• PROBLEM DESCRIPTION: Return the material word for word. Do not include pictures.

»»

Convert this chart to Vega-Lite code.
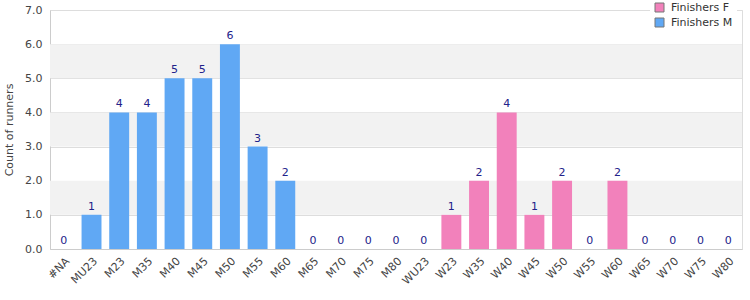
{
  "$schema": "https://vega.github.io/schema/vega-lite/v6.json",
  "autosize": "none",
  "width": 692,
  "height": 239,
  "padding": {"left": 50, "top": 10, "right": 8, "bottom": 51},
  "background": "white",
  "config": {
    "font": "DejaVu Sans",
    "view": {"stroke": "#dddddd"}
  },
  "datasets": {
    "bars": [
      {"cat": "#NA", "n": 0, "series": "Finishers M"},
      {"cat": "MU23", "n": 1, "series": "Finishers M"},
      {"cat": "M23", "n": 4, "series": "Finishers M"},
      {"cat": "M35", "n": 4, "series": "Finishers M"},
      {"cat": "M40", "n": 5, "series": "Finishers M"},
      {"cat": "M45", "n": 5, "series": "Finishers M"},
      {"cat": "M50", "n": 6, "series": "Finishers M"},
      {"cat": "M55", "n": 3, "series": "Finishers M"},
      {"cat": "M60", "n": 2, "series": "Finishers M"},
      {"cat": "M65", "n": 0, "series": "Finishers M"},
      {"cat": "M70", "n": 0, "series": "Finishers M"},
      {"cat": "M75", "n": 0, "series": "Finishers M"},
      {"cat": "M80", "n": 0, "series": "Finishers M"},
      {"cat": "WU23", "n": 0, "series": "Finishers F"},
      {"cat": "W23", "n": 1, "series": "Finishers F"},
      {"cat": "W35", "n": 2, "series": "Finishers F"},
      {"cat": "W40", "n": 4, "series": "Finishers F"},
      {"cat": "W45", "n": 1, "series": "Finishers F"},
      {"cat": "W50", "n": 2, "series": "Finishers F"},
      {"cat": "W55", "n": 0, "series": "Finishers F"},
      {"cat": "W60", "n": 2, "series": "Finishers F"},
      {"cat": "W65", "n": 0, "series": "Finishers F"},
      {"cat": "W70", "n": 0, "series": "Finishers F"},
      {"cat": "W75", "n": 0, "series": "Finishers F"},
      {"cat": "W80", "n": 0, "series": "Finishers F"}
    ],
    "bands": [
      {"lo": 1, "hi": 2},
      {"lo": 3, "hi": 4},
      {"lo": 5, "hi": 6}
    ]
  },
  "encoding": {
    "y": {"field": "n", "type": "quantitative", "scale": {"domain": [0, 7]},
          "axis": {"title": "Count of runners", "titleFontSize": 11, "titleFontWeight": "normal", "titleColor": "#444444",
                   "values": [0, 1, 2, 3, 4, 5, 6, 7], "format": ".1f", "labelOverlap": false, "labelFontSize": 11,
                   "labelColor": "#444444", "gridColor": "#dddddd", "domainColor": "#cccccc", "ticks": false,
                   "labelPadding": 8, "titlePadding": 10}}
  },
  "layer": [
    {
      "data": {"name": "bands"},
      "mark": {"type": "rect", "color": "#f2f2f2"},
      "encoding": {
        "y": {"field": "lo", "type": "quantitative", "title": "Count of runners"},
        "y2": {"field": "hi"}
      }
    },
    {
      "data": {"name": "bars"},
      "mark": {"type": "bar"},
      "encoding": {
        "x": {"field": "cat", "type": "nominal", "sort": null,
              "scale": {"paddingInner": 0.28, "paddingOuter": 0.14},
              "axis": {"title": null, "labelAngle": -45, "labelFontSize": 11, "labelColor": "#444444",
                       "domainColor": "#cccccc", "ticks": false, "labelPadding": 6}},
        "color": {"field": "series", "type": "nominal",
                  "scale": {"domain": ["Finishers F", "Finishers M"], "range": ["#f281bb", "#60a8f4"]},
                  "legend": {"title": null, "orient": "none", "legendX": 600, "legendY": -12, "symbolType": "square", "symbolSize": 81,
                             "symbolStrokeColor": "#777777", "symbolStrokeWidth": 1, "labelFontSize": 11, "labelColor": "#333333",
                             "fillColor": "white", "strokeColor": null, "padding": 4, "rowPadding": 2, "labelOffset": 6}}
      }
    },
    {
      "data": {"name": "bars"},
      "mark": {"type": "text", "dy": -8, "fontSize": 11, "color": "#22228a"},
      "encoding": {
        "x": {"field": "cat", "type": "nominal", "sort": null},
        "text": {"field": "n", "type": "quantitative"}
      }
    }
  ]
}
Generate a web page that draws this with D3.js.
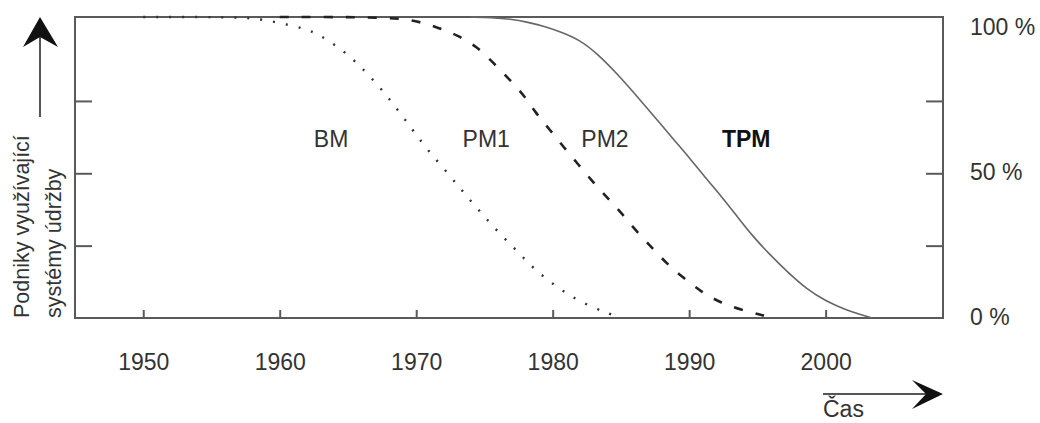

««

• ANSWER FOR THIS EXERCISE:
Convert this chart to Vega-Lite code.
{
  "$schema": "https://vega.github.io/schema/vega-lite/v6.json",
  "autosize": "none",
  "width": 692,
  "height": 239,
  "padding": {"left": 50, "top": 10, "right": 8, "bottom": 51},
  "background": "white",
  "config": {
    "font": "DejaVu Sans",
    "view": {"stroke": "#dddddd"}
  },
  "datasets": {
    "bars": [
      {"cat": "#NA", "n": 0, "series": "Finishers M"},
      {"cat": "MU23", "n": 1, "series": "Finishers M"},
      {"cat": "M23", "n": 4, "series": "Finishers M"},
      {"cat": "M35", "n": 4, "series": "Finishers M"},
      {"cat": "M40", "n": 5, "series": "Finishers M"},
      {"cat": "M45", "n": 5, "series": "Finishers M"},
      {"cat": "M50", "n": 6, "series": "Finishers M"},
      {"cat": "M55", "n": 3, "series": "Finishers M"},
      {"cat": "M60", "n": 2, "series": "Finishers M"},
      {"cat": "M65", "n": 0, "series": "Finishers M"},
      {"cat": "M70", "n": 0, "series": "Finishers M"},
      {"cat": "M75", "n": 0, "series": "Finishers M"},
      {"cat": "M80", "n": 0, "series": "Finishers M"},
      {"cat": "WU23", "n": 0, "series": "Finishers F"},
      {"cat": "W23", "n": 1, "series": "Finishers F"},
      {"cat": "W35", "n": 2, "series": "Finishers F"},
      {"cat": "W40", "n": 4, "series": "Finishers F"},
      {"cat": "W45", "n": 1, "series": "Finishers F"},
      {"cat": "W50", "n": 2, "series": "Finishers F"},
      {"cat": "W55", "n": 0, "series": "Finishers F"},
      {"cat": "W60", "n": 2, "series": "Finishers F"},
      {"cat": "W65", "n": 0, "series": "Finishers F"},
      {"cat": "W70", "n": 0, "series": "Finishers F"},
      {"cat": "W75", "n": 0, "series": "Finishers F"},
      {"cat": "W80", "n": 0, "series": "Finishers F"}
    ],
    "bands": [
      {"lo": 1, "hi": 2},
      {"lo": 3, "hi": 4},
      {"lo": 5, "hi": 6}
    ]
  },
  "encoding": {
    "y": {"field": "n", "type": "quantitative", "scale": {"domain": [0, 7]},
          "axis": {"title": "Count of runners", "titleFontSize": 11, "titleFontWeight": "normal", "titleColor": "#444444",
                   "values": [0, 1, 2, 3, 4, 5, 6, 7], "format": ".1f", "labelOverlap": false, "labelFontSize": 11,
                   "labelColor": "#444444", "gridColor": "#dddddd", "domainColor": "#cccccc", "ticks": false,
                   "labelPadding": 8, "titlePadding": 10}}
  },
  "layer": [
    {
      "data": {"name": "bands"},
      "mark": {"type": "rect", "color": "#f2f2f2"},
      "encoding": {
        "y": {"field": "lo", "type": "quantitative", "title": "Count of runners"},
        "y2": {"field": "hi"}
      }
    },
    {
      "data": {"name": "bars"},
      "mark": {"type": "bar"},
      "encoding": {
        "x": {"field": "cat", "type": "nominal", "sort": null,
              "scale": {"paddingInner": 0.28, "paddingOuter": 0.14},
              "axis": {"title": null, "labelAngle": -45, "labelFontSize": 11, "labelColor": "#444444",
                       "domainColor": "#cccccc", "ticks": false, "labelPadding": 6}},
        "color": {"field": "series", "type": "nominal",
                  "scale": {"domain": ["Finishers F", "Finishers M"], "range": ["#f281bb", "#60a8f4"]},
                  "legend": {"title": null, "orient": "none", "legendX": 600, "legendY": -12, "symbolType": "square", "symbolSize": 81,
                             "symbolStrokeColor": "#777777", "symbolStrokeWidth": 1, "labelFontSize": 11, "labelColor": "#333333",
                             "fillColor": "white", "strokeColor": null, "padding": 4, "rowPadding": 2, "labelOffset": 6}}
      }
    },
    {
      "data": {"name": "bars"},
      "mark": {"type": "text", "dy": -8, "fontSize": 11, "color": "#22228a"},
      "encoding": {
        "x": {"field": "cat", "type": "nominal", "sort": null},
        "text": {"field": "n", "type": "quantitative"}
      }
    }
  ]
}
Generate a web page that draws this with D3.js.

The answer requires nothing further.